Un giorno in mezzo a un prato, esasperato da nugoli di zanzare, mi arresi e augurai loro buon appetito: da quel giorno niente gonfiori o pruriti.
Né quando sarai fratello minore manesco.
Un giorno che volevi picchiarmi scoprii che potevo semplicemente neutralizzarti: con uno sgambetto ti atterrai sul letto, balzasti su furioso ma tornai a sdraiarti, finché fosti dissuaso, non t’avevo torto un capello.
Neppure quando marcerai alla testa del tuo esercito.
Sciorinerò una cortina soporifera e, quando il sonno vi poserà in terra, verrò a togliervi di mano le armi.
Mi asterrò dall’esercitare qualunque violenza.
Sono disposto a soffrire e morire.
Sono invulnerabile.
So neutralizzare qualunque violenza, senza alcuna.
Sono un santo.
Dunque sono polizia senza arma.
Cerco di persuaderti a non farmi male con la parola e l’esempio.
Quando ti ostini, cerco di sfuggirti, di ripararmi.
Quando non riesco, soffro o muoio.
E tu continui a fare ciò che credi.
Quando vuoi ridurmi schiavo, oppongo parole, mi rifiuto e subisco le tue ritorsioni fino a morte; o mi adeguo e mi basta la libertà dello spirito; oppure mi astengo da cibo e acqua e ti mostro come so darmi morte io per la libertà, senza violenza.
Vivo in questo stato dove nulla se non parole o martirio si oppongono a criminali, sbandati e malvagi.
Perché, anche quando riesco a disarmarti, rinchiuderti in carcere sarebbe violenza.
Quando marcerai a capo del tuo esercito per conquistare la mia terra e ciò che vi ho costruito, mi ritirerò, mi sposterò in una terra più difficile, che non desideri: è così che sono diventato montagnino, nordico, e un giorno perfino eschimese.

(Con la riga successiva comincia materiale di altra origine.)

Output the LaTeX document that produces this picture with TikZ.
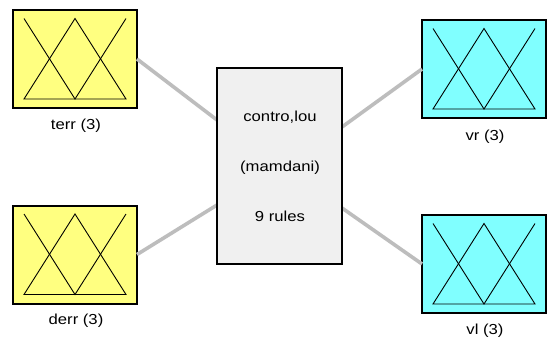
\documentclass[tikz,border=0pt]{standalone}
\usepackage{fontspec}
\setmainfont{Liberation Sans}
\newfontfamily\lblfont[FakeStretch=1.15]{Liberation Sans}
\begin{document}
\begin{tikzpicture}[x=1pt,y=-1pt,
  mfbox/.style={draw=black,line width=2pt,minimum width=124pt,minimum height=98pt,inner sep=0pt,outer sep=0pt},
  inbox/.style={mfbox,fill=yellowin},
  outbox/.style={mfbox,fill=cyanout},
  rulebox/.style={draw=black,line width=1.8pt,fill=rulegray,minimum width=125pt,minimum height=196pt,inner sep=0pt,outer sep=0pt},
  lbl/.style={font=\lblfont\fontsize{14.5}{17}\selectfont,inner sep=0pt},
  link/.style={draw=linkgray,line width=3.6pt},
  tri/.style={draw=black,line width=0.9pt,line join=miter}]
\definecolor{yellowin}{HTML}{FFFF80}
\definecolor{cyanout}{HTML}{80FFFF}
\definecolor{rulegray}{HTML}{F0F0F0}
\definecolor{linkgray}{HTML}{BDBDBD}
\useasboundingbox[fill=white] (0,0) rectangle (549,341);

% input and output membership-function blocks
\node[inbox]  (terr) at (75,59)    {};
\node[inbox]  (derr) at (75,254.5) {};
\node[outbox] (vr)   at (484,69)   {};
\node[outbox] (vl)   at (484,264)  {};
\node[rulebox] (ctrl) at (279.5,166) {};

% connectors to the rule block
\path[link] (terr.east) -- ([yshift=46pt]ctrl.west);
\path[link] (derr.east) -- ([yshift=-39pt]ctrl.west);
\path[link] ([yshift=39pt]ctrl.east) -- (vr.west);
\path[link] ([yshift=-42pt]ctrl.east) -- (vl.west);
\node[rulebox] at (ctrl) {};

% three triangular membership functions per block
\foreach \b in {terr,derr,vr,vl}{
  \draw[tri] ([xshift=11pt,yshift=-8.5pt]\b.north west) -- ([yshift=9pt]\b.south)
             -- ([xshift=-11pt,yshift=-8.5pt]\b.north east);
  \draw[tri] ([xshift=11pt,yshift=9pt]\b.south west) -- ([yshift=-8.5pt]\b.north)
             -- ([xshift=-11pt,yshift=9pt]\b.south east) -- cycle;
}

% block labels
\node[lbl] (terrlbl) at (76,126) {terr (3)};
\node[lbl] (derrlbl) at (76,321) {derr (3)};
\node[lbl] (vrlbl)   at (485,137) {vr (3)};
\node[lbl] (vllbl)   at (485,331) {vl (3)};

% rule block text
\node[lbl] (t1) at (280,117) {contro,lou};
\node[lbl] (t2) at (280,168) {(mamdani)};
\node[lbl] (t3) at (280,216) {9 rules};
\end{tikzpicture}
\end{document}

Ma se tu mi sei figlio, coniuge, o anche solo uno sconosciuto per strada, e qualcuno si avventa su di te, io cosa faccio?
Provo a persuaderlo?
E se non riesco, t’ammazza?
Fino a che non saremo tutti santi, invulnerabili o capaci di neutralizzare, a malincuore concedo che la polizia abbia armi, cioè possa ucciderti, magari anche per errore: questo po’ di violenza mi pare irrinunciabile.
Così concedo le armi anche all’esercito, che su scala globale fa lo stesso che la polizia nel locale, e dunque potranno esserci guerre.
Ed io non mi sento certo capace di giudicare qual è la giusta quantità e qualità delle armi: delego ai competenti, e voglio avere fiducia nel loro giudizio.
Ma, volendo essere eticamente conseguente, mi rendo disponibile a impugnare le armi, come polizia o esercito, sicché dopo tutto può anche darsi che ti ucciderò.
Trovo questo pensiero insopportabile.
Forse se fossi proprio spalle al muro, e tu tremendo, ed io perdessi la testa, altrimenti mai potrei decidermi, piuttosto fuggirei in cima al monte.
Ma se invece tu stessi per uccidere altri?
Dilaniato da questi dilemmi, a cui nel momento decisivo senz’altro darei risposta, ma spero di non scoprirla mai, dilaniato da questi dilemmi esorto gli scienziati a inventare nuove corazze infrangibili, e potentissime armi neutralizzanti, micidiali e infallibili tanto quanto innocue.